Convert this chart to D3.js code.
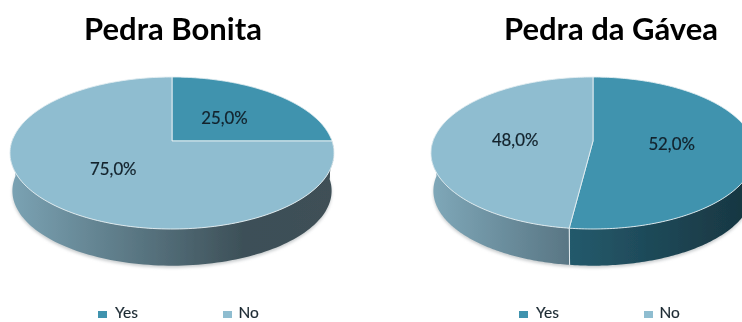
<!DOCTYPE html>
<html><head><meta charset="utf-8">
<script src="https://cdn.jsdelivr.net/npm/d3@7/dist/d3.min.js"></script>
<style>html,body{margin:0;padding:0;background:#fff}svg{display:block}text{font-family:Lato,"Open Sans",sans-serif}</style>
</head><body><svg id="c" width="742" height="322"></svg>
<script>
const titles = ["Pedra Bonita", "Pedra da Gávea"];
const categories = ["Yes", "No"];
const bonitaValues = [25, 75];
const gaveaValues = [52, 48];
const seriesValues = [bonitaValues, gaveaValues];

const svg = d3.select("#c");
const defs = svg.append("defs");
defs.append("filter").attr("id","soft").attr("x","-10%").attr("y","-10%").attr("width","120%").attr("height","120%")
  .append("feGaussianBlur").attr("stdDeviation",1.6);
defs.append("filter").attr("id","img").attr("x","0").attr("y","0").attr("width","100%").attr("height","100%")
  .append("feGaussianBlur").attr("stdDeviation",0.35);
const root = svg.append("g").attr("filter","url(#img)");
root.append("rect").attr("width",742).attr("height",322).attr("fill","#fff");

const fills = {Yes:"#3f93ae", No:"#8fbdd0"};
const layouts = [
  {cx:172, titleX:173, legend:[98,223], sides:{No:[[0,"#7ba3b4"],[.72,"#3d5058"],[1,"#3f5057"]], Yes:[[0,"#3d5058"],[1,"#3d5058"]]}},
  {cx:593, titleX:611, legend:[519,644], sides:{No:[[0,"#7fa8b9"],[1,"#597684"]], Yes:[[0,"#245a6c"],[1,"#17343f"]]}}
];
const cy=141, a=160, b=74.1, k=-0.158, depth=37, bottomScale=0.985;
const pie = d3.pie().sort(null).value(d=>d);

function proj(t, r=1){
  const u=Math.sin(t)*r, v=-Math.cos(t)*r, w=1+k*v;
  return [a*u/w, b*v/w];
}
const fmt = v => v.toFixed(1).replace(".",",")+"%";

seriesValues.forEach((vals,i)=>{
  const L=layouts[i], g=root.append("g");
  const arcs=pie(vals);
  const top=t=>{const p=proj(t);return [L.cx+p[0],cy+p[1]];};
  const bot=t=>{const p=proj(t);return [L.cx+p[0]*bottomScale,cy+p[1]*bottomScale+depth+1];};
  const sample=(s,e,n=120)=>d3.range(n+1).map(j=>s+(e-s)*j/n);
  const line=d3.line();

  g.append("path").attr("d",line(sample(0,2*Math.PI,240).map(t=>{const p=bot(t);return [p[0],p[1]+2];}))+"Z")
    .attr("fill","#c9cdcf").attr("filter","url(#soft)");

  const minA=Math.PI/2+0.16, maxA=3*Math.PI/2-0.16;
  arcs.forEach((d,j)=>{
    const s=Math.max(d.startAngle,minA-0.2), e=Math.min(d.endAngle,maxA+0.2);
    if(e<=s) return;
    const cat=categories[j], ts=sample(s,e);
    const xs=ts.map(t=>top(t)[0]);
    const id=`side${i}${j}`;
    const lg=defs.append("linearGradient").attr("id",id).attr("gradientUnits","userSpaceOnUse")
      .attr("x1",d3.min(xs)).attr("x2",d3.max(xs)).attr("y1",0).attr("y2",0);
    L.sides[cat].forEach(st=>lg.append("stop").attr("offset",st[0]).attr("stop-color",st[1]));
    const pts=ts.map(top).concat(ts.slice().reverse().map(bot));
    g.append("path").attr("d",line(pts)+"Z").attr("fill",`url(#${id})`);
    [s,e].forEach(t=>{ if(t>minA&&t<maxA) g.append("path").attr("d",line([top(t),bot(t)])).attr("stroke","#dfe8ec").attr("stroke-width",1).attr("fill","none"); });
  });

  arcs.forEach((d,j)=>{
    const pts=[[L.cx,cy]].concat(sample(d.startAngle,d.endAngle,200).map(top));
    g.append("path").attr("d",line(pts)+"Z").attr("fill",fills[categories[j]]).attr("stroke","#e4eef2").attr("stroke-width",0.9).attr("stroke-linejoin","round");
  });

  arcs.forEach(d=>{
    const p=proj((d.startAngle+d.endAngle)/2,0.49);
    g.append("text").attr("x",L.cx+p[0]).attr("y",cy+p[1]+1).attr("dy","0.36em").attr("text-anchor","middle")
      .attr("font-size",16.8).attr("fill","#12222c").attr("stroke","#12222c").attr("stroke-width",0.2).text(fmt(d.data));
  });

  root.append("text").attr("x",L.titleX).attr("y",40).attr("text-anchor","middle").attr("font-size",31).attr("font-weight",700).attr("fill","#000").text(titles[i]);

  categories.forEach((c,j)=>{
    root.append("rect").attr("x",L.legend[j]).attr("y",311).attr("width",9).attr("height",7).attr("fill",fills[c]);
    root.append("text").attr("x",L.legend[j]+(c==="Yes"?17:15.5)).attr("y",318).attr("font-size",15.5).attr("fill","#1c2a33").attr("stroke","#1c2a33").attr("stroke-width",0.15).text(c);
  });
});
</script></body></html>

+-------+

- **WHAT YOU NEED TO DO**: Copy out the listing exactly as it stands, but not the pictures.

- **RESULT OF THE EXERCISE**:
Convert this chart to D3.js code.
<!DOCTYPE html>
<html><head><meta charset="utf-8">
<script src="https://cdn.jsdelivr.net/npm/d3@7/dist/d3.min.js"></script>
<style>html,body{margin:0;padding:0;background:#fff}svg{display:block}text{font-family:Lato,"Open Sans",sans-serif}</style>
</head><body><svg id="c" width="742" height="322"></svg>
<script>
const titles = ["Pedra Bonita", "Pedra da Gávea"];
const categories = ["Yes", "No"];
const bonitaValues = [25, 75];
const gaveaValues = [52, 48];
const seriesValues = [bonitaValues, gaveaValues];

const svg = d3.select("#c");
const defs = svg.append("defs");
defs.append("filter").attr("id","soft").attr("x","-10%").attr("y","-10%").attr("width","120%").attr("height","120%")
  .append("feGaussianBlur").attr("stdDeviation",1.6);
defs.append("filter").attr("id","img").attr("x","0").attr("y","0").attr("width","100%").attr("height","100%")
  .append("feGaussianBlur").attr("stdDeviation",0.35);
const root = svg.append("g").attr("filter","url(#img)");
root.append("rect").attr("width",742).attr("height",322).attr("fill","#fff");

const fills = {Yes:"#3f93ae", No:"#8fbdd0"};
const layouts = [
  {cx:172, titleX:173, legend:[98,223], sides:{No:[[0,"#7ba3b4"],[.72,"#3d5058"],[1,"#3f5057"]], Yes:[[0,"#3d5058"],[1,"#3d5058"]]}},
  {cx:593, titleX:611, legend:[519,644], sides:{No:[[0,"#7fa8b9"],[1,"#597684"]], Yes:[[0,"#245a6c"],[1,"#17343f"]]}}
];
const cy=141, a=160, b=74.1, k=-0.158, depth=37, bottomScale=0.985;
const pie = d3.pie().sort(null).value(d=>d);

function proj(t, r=1){
  const u=Math.sin(t)*r, v=-Math.cos(t)*r, w=1+k*v;
  return [a*u/w, b*v/w];
}
const fmt = v => v.toFixed(1).replace(".",",")+"%";

seriesValues.forEach((vals,i)=>{
  const L=layouts[i], g=root.append("g");
  const arcs=pie(vals);
  const top=t=>{const p=proj(t);return [L.cx+p[0],cy+p[1]];};
  const bot=t=>{const p=proj(t);return [L.cx+p[0]*bottomScale,cy+p[1]*bottomScale+depth+1];};
  const sample=(s,e,n=120)=>d3.range(n+1).map(j=>s+(e-s)*j/n);
  const line=d3.line();

  g.append("path").attr("d",line(sample(0,2*Math.PI,240).map(t=>{const p=bot(t);return [p[0],p[1]+2];}))+"Z")
    .attr("fill","#c9cdcf").attr("filter","url(#soft)");

  const minA=Math.PI/2+0.16, maxA=3*Math.PI/2-0.16;
  arcs.forEach((d,j)=>{
    const s=Math.max(d.startAngle,minA-0.2), e=Math.min(d.endAngle,maxA+0.2);
    if(e<=s) return;
    const cat=categories[j], ts=sample(s,e);
    const xs=ts.map(t=>top(t)[0]);
    const id=`side${i}${j}`;
    const lg=defs.append("linearGradient").attr("id",id).attr("gradientUnits","userSpaceOnUse")
      .attr("x1",d3.min(xs)).attr("x2",d3.max(xs)).attr("y1",0).attr("y2",0);
    L.sides[cat].forEach(st=>lg.append("stop").attr("offset",st[0]).attr("stop-color",st[1]));
    const pts=ts.map(top).concat(ts.slice().reverse().map(bot));
    g.append("path").attr("d",line(pts)+"Z").attr("fill",`url(#${id})`);
    [s,e].forEach(t=>{ if(t>minA&&t<maxA) g.append("path").attr("d",line([top(t),bot(t)])).attr("stroke","#dfe8ec").attr("stroke-width",1).attr("fill","none"); });
  });

  arcs.forEach((d,j)=>{
    const pts=[[L.cx,cy]].concat(sample(d.startAngle,d.endAngle,200).map(top));
    g.append("path").attr("d",line(pts)+"Z").attr("fill",fills[categories[j]]).attr("stroke","#e4eef2").attr("stroke-width",0.9).attr("stroke-linejoin","round");
  });

  arcs.forEach(d=>{
    const p=proj((d.startAngle+d.endAngle)/2,0.49);
    g.append("text").attr("x",L.cx+p[0]).attr("y",cy+p[1]+1).attr("dy","0.36em").attr("text-anchor","middle")
      .attr("font-size",16.8).attr("fill","#12222c").attr("stroke","#12222c").attr("stroke-width",0.2).text(fmt(d.data));
  });

  root.append("text").attr("x",L.titleX).attr("y",40).attr("text-anchor","middle").attr("font-size",31).attr("font-weight",700).attr("fill","#000").text(titles[i]);

  categories.forEach((c,j)=>{
    root.append("rect").attr("x",L.legend[j]).attr("y",311).attr("width",9).attr("height",7).attr("fill",fills[c]);
    root.append("text").attr("x",L.legend[j]+(c==="Yes"?17:15.5)).attr("y",318).attr("font-size",15.5).attr("fill","#1c2a33").attr("stroke","#1c2a33").attr("stroke-width",0.15).text(c);
  });
});
</script></body></html>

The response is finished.